На следующий день он повез Петру на побережье.

– Мы поедем не туда, куда в прошлый раз, а в рыбацкую деревушку. Раньше там занимались переработкой рыбы, теперь – обслуживают туристов, которые увлекаются рыбной ловлей. Пора познакомить тебя с моими друзьями.

Его друзьями оказалась семья бывших рыбаков, которая встретила Лисандроса как давно пропавшего брата и тепло приняла Петру. Их было так много, что она потеряла счет мужьям, женам, племянникам и племянницам.

– Мама привезла меня сюда на каникулы, когда я был еще ребенком, – объяснил он. – Я побежал осматривать окрестности и, конечно, потерялся, а эта семья спасла меня. С тех пор мы лучшие друзья.

Петра поняла, что эти люди были щедро вознаграждены. Рыбацкий катер, на котором они теперь вывозили туристов, был наивысшего класса. Но трудно было цинично относиться к этим людям, и, когда Кирос, патриарх семейства, сказал, что самое ценное для них – не щедрость Лисандроса, а те дни, когда он находит время, чтобы навестить их, она почувствовала, что склонна верить этому.

– Однажды, много лет назад, – рассказал Кирос Петре, – мы нашли мальчика на берегу. Один наш друг увидел его и сказал нам об этом. Я спустился к нему и немного походил вместе с мальчишкой, но он не захотел идти со мной в дом. Потом меня сменили мои сыновья. Они бродили с ним всю ночь туда-сюда по этому берегу. Он двигался как робот и только мычал что-то. Наконец он начал успокаиваться, и нам удалось уговорить его пойти с нами. Мы уложили его в постель, и он проспал два дня.

– А он никогда не говорил вам, отчего пришел в такое состояние? – спросила Петра.

– Не думаю, что он сам хорошо понимал это. Он казался погрузившимся в какой-то другой мир, о котором не мог или не хотел помнить. А мы не давили на него. Он был нашим другом, попавшим в беду, и больше мы ничего не хотели знать. Мы предложили вызвать к нему врача, но он сказал, что мы были его докторами и он не хотел никого другого.
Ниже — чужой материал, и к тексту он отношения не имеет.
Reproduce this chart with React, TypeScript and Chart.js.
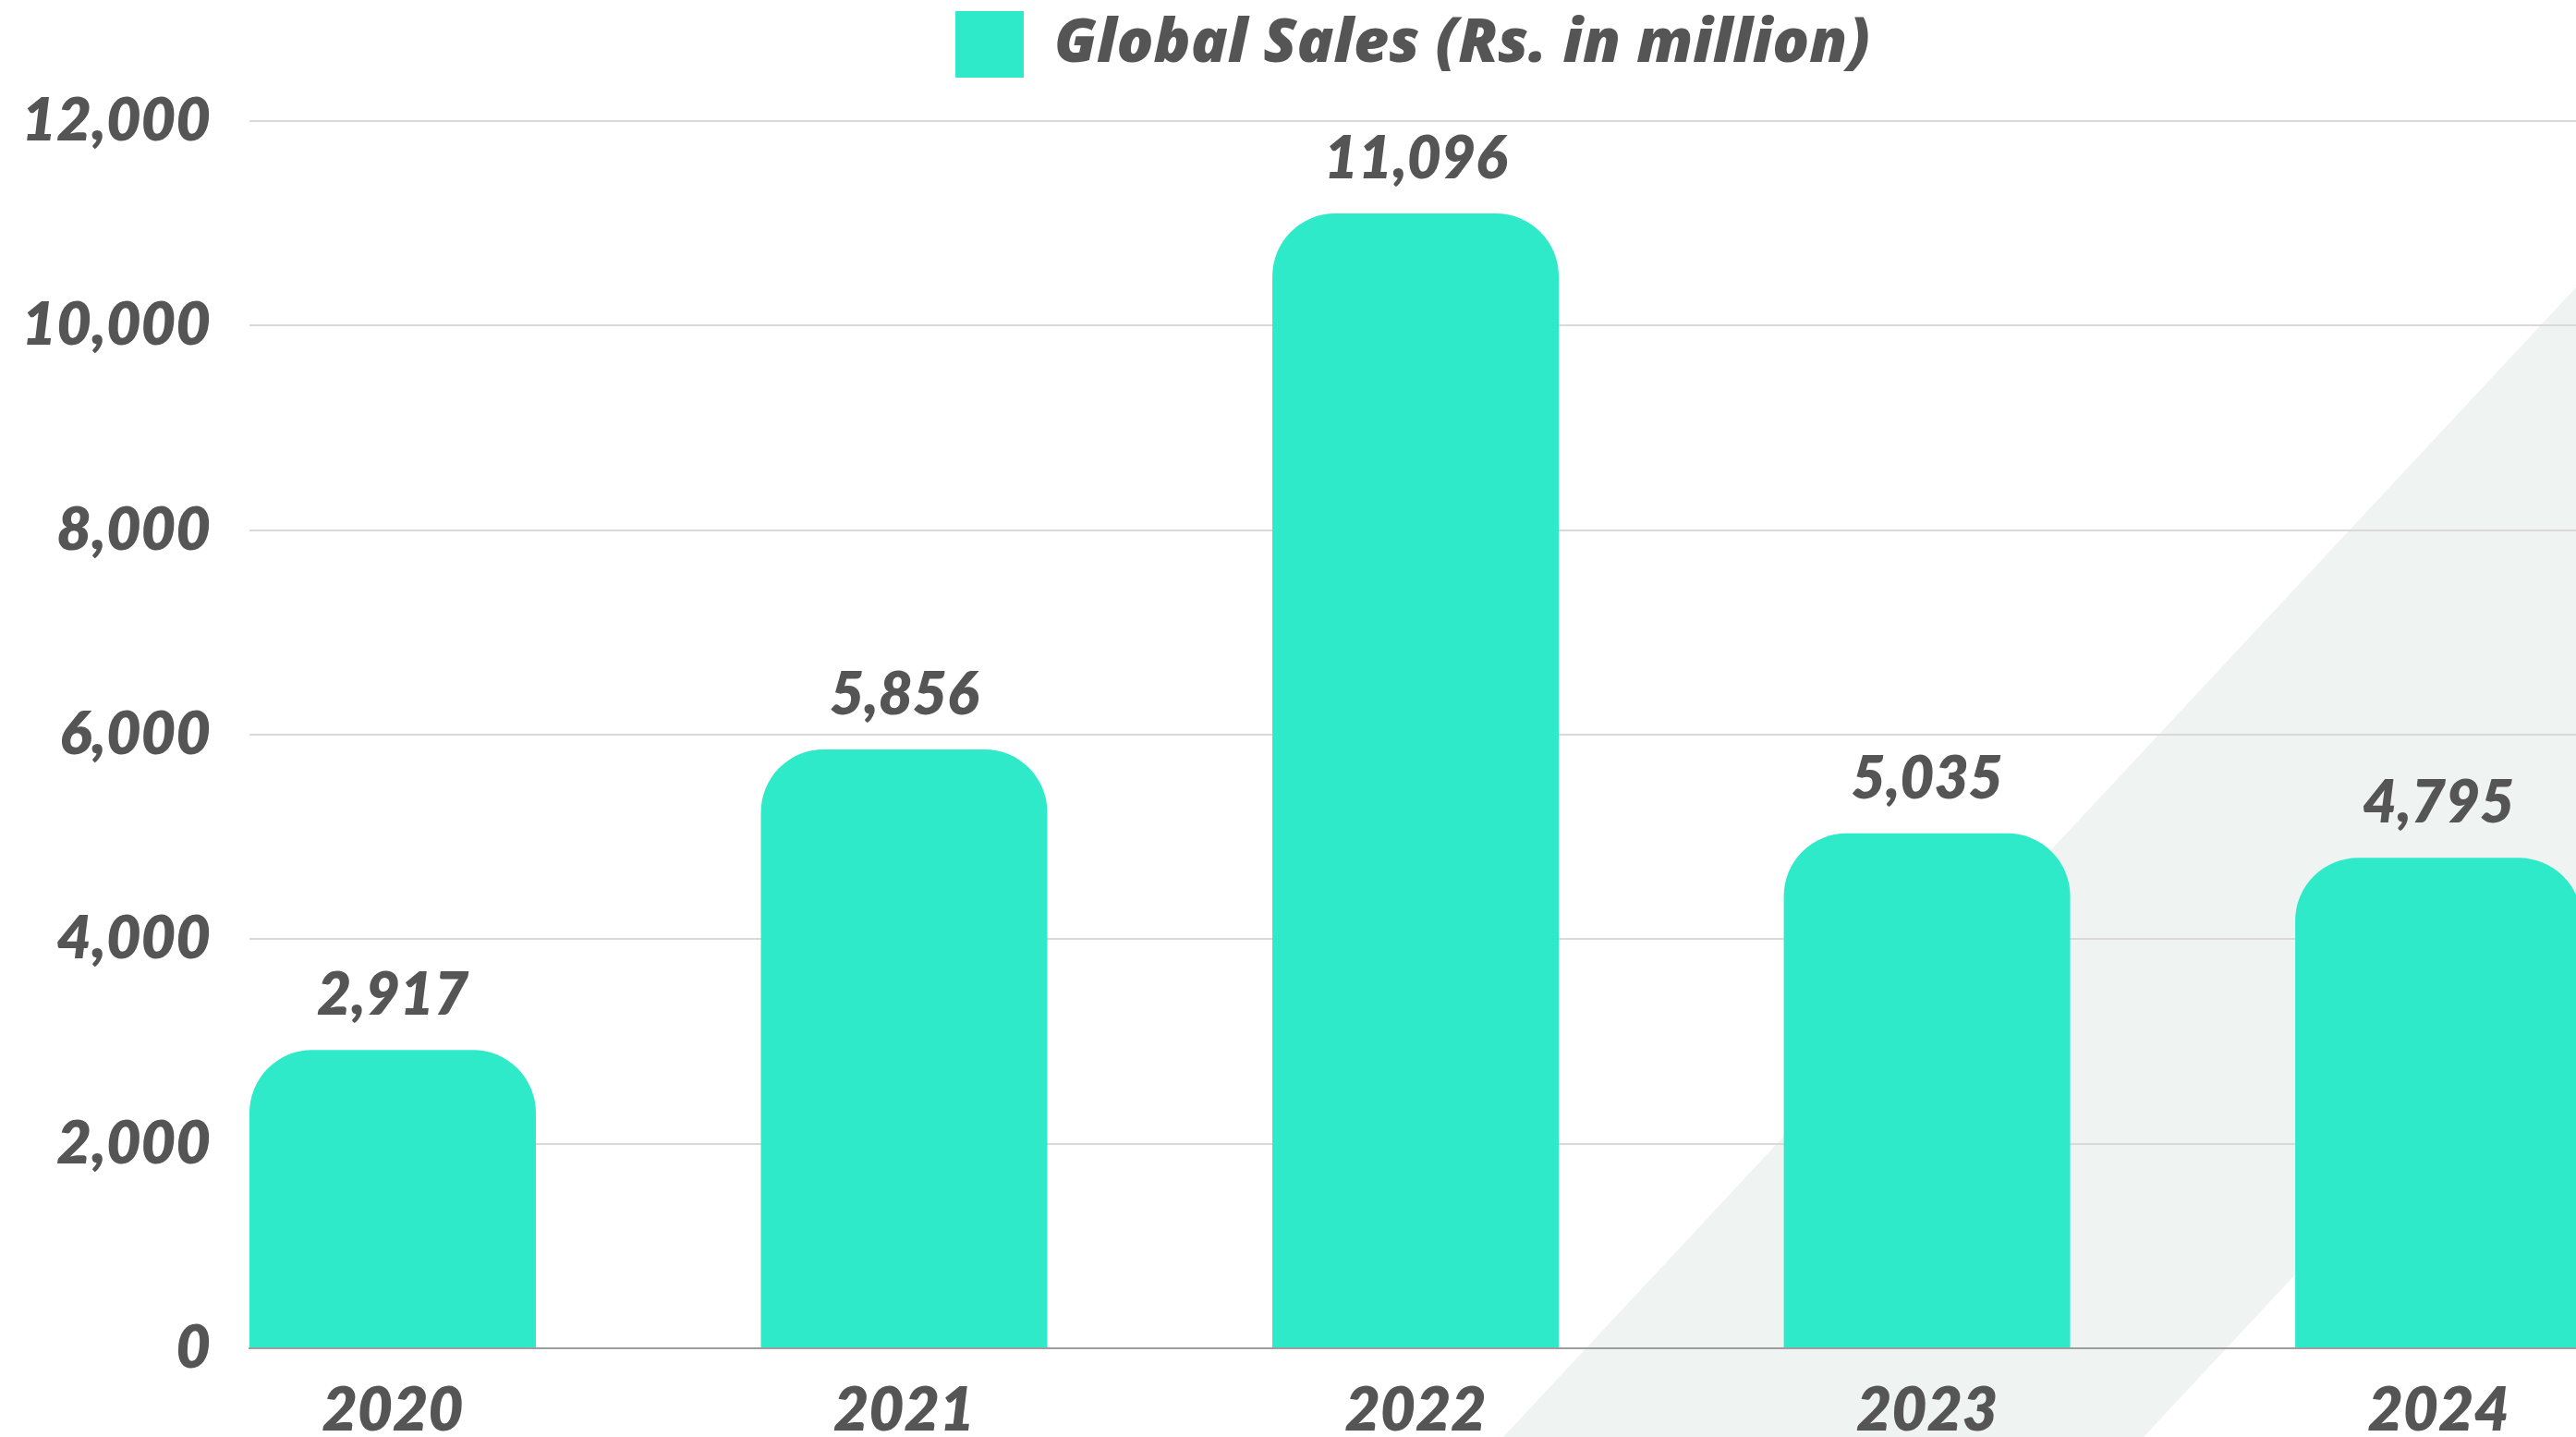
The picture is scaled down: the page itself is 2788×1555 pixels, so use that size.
import React, { useEffect, useRef } from "react";
import { Chart, registerables } from "chart.js";

Chart.register(...registerables);

// ---- data ----
const categories = ["2020", "2021", "2022", "2023", "2024"];
const salesValues = [2917, 5856, 11096, 5035, 4795];
const seriesLabel = "Global Sales (Rs. in million)";
const yTickValues = [0, 2000, 4000, 6000, 8000, 10000, 12000];

// ---- style ----
const FONT_FAMILY = "Lato, 'Open Sans', sans-serif";
const LEGEND_FONT = "'Open Sans', Lato, sans-serif";
const TEXT_COLOR = "#555555";
const BAR_COLOR = "#2eeac9";
const GRID_COLOR = "#d9d9d9";
const AXIS_COLOR = "#9e9e9e";
const BAND_COLOR = "#eff3f2";
const W = 2788;
const H = 1555;

const fmt = (v: number) => v.toLocaleString("en-US");

export default function App() {
  const canvasRef = useRef<HTMLCanvasElement | null>(null);

  useEffect(() => {
    const canvas = canvasRef.current;
    if (!canvas) return;

    const valueLabels = {
      id: "valueLabels",
      afterDatasetsDraw(chart: any) {
        const ctx = chart.ctx;
        const meta = chart.getDatasetMeta(0);
        ctx.save();
        ctx.font = `italic 800 64px ${FONT_FAMILY}`;
        ctx.fillStyle = TEXT_COLOR;
        ctx.textAlign = "center";
        ctx.textBaseline = "alphabetic";
        meta.data.forEach((el: any, i: number) => {
          ctx.fillText(fmt(salesValues[i]), el.x, el.y - 38);
        });
        ctx.restore();
      },
    };

    // keep legend block height fixed so the plot starts at the 12,000 line position
    const legendHeight = {
      id: "legendHeight",
      afterInit(chart: any) {
        const lg = chart.legend;
        if (!lg) return;
        const origFit = lg.fit.bind(lg);
        lg.fit = function () {
          origFit();
          this.height = 131;
        };
      },
    };

    const chart = new Chart(canvas, {
      type: "bar",
      data: {
        datasets: [
          {
            label: seriesLabel,
            data: salesValues.map((v, i) => ({ x: i, y: v })),
            backgroundColor: BAR_COLOR,
            borderWidth: 0,
            borderRadius: 68,
            borderSkipped: "start",
            categoryPercentage: 1,
            barPercentage: 0.56,
          },
        ],
      },
      options: {
        animation: false,
        responsive: true,
        maintainAspectRatio: false,
        layout: { padding: 0 },
        plugins: {
          tooltip: { enabled: false },
          legend: {
            display: true,
            position: "top",
            fullSize: false,
            labels: {
              boxWidth: 74,
              boxHeight: 72,
              padding: 12,
              color: TEXT_COLOR,
              font: { family: LEGEND_FONT, size: 66, weight: "800", style: "italic" },
            },
          },
        },
        scales: {
          x: {
            type: "linear",
            offset: false,
            min: -0.28,
            max: 4.269,
            afterBuildTicks: (s: any) => {
              s.ticks = categories.map((_, i) => ({ value: i }));
            },
            afterFit: (s: any) => {
              s.height = 96;
            },
            ticks: {
              autoSkip: false,
              maxRotation: 0,
              padding: 28,
              color: TEXT_COLOR,
              font: { family: FONT_FAMILY, size: 66, weight: "800", style: "italic" },
              callback: (v: any) => categories[v as number] ?? "",
            },
            grid: { display: false, drawTicks: false, offset: false },
            border: { display: true, color: AXIS_COLOR, width: 2 },
          },
          y: {
            min: 0,
            max: 12000,
            afterBuildTicks: (s: any) => {
              s.ticks = yTickValues.map((v) => ({ value: v }));
            },
            afterFit: (s: any) => {
              s.width = 270;
            },
            ticks: {
              padding: 42,
              color: TEXT_COLOR,
              font: { family: FONT_FAMILY, size: 65, weight: "800", style: "italic" },
              callback: (v: any) => fmt(v as number),
            },
            grid: {
              drawTicks: false,
              lineWidth: 2,
              color: (c: any) => (c.tick && c.tick.value === 0 ? "rgba(0,0,0,0)" : GRID_COLOR),
            },
            border: { display: false },
          },
        },
      },
      plugins: [valueLabels, legendHeight],
    } as any);

    return () => chart.destroy();
  }, []);

  return (
    <div
      style={{
        position: "fixed",
        left: 0,
        top: 0,
        width: W,
        height: H,
        overflow: "hidden",
        background: "#ffffff",
      }}
    >
      <div
        style={{
          position: "absolute",
          left: 0,
          top: 0,
          width: W,
          height: H,
          background: BAND_COLOR,
          clipPath: "polygon(1627px 1555px, 2788px 311px, 2788px 1054px, 2320px 1555px)",
        }}
      />
      <div style={{ position: "absolute", left: 0, top: 0, width: W, height: H }}>
        <canvas ref={canvasRef} />
      </div>
    </div>
  );
}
Я больше никогда не видел его таким, так что, возможно, нам удалось помочь ему почувствовать себя немного лучше. По крайней мере, я на это надеюсь. Он такой славный парень!

Стало очевидно, что Кирос ничего не знал о реальных фактах в жизни Лисандроса. Хорошо зная фамилию Димитриу, он понимал, что перед ним бизнесмен, достаточно богатый, чтобы купить им дорогой катер, но эти люди не представляли до конца, насколько велико его состояние.

"Поэтому они и значили для него так много", – поняла Петра. Они были дружной семьей, любящей, такой, какой у Лисандроса никогда не было и какую он хотел бы иметь. А для них он был "славный парень", который имел деньги, что не мешало ему быть своим среди них.

Ничего удивительного, что Лисандрос любил приезжать сюда. Это был его единственный контакт с нормальной жизнью, от которого он получал удовольствие. Он даже помогал жене Кироса, Евдоре, готовить.

Позже Евдора прошептала Петре на ухо:

– Вы единственная женщина, которую он когда-нибудь привозил сюда. Поэтому все глазеют на вас. Только не говорите ему, что я это сказала.

Потом они все вышли в море на катере. Петра сидела в купальнике на носу, не представляя, могло ли быть в этой жизни что-то прекраснее.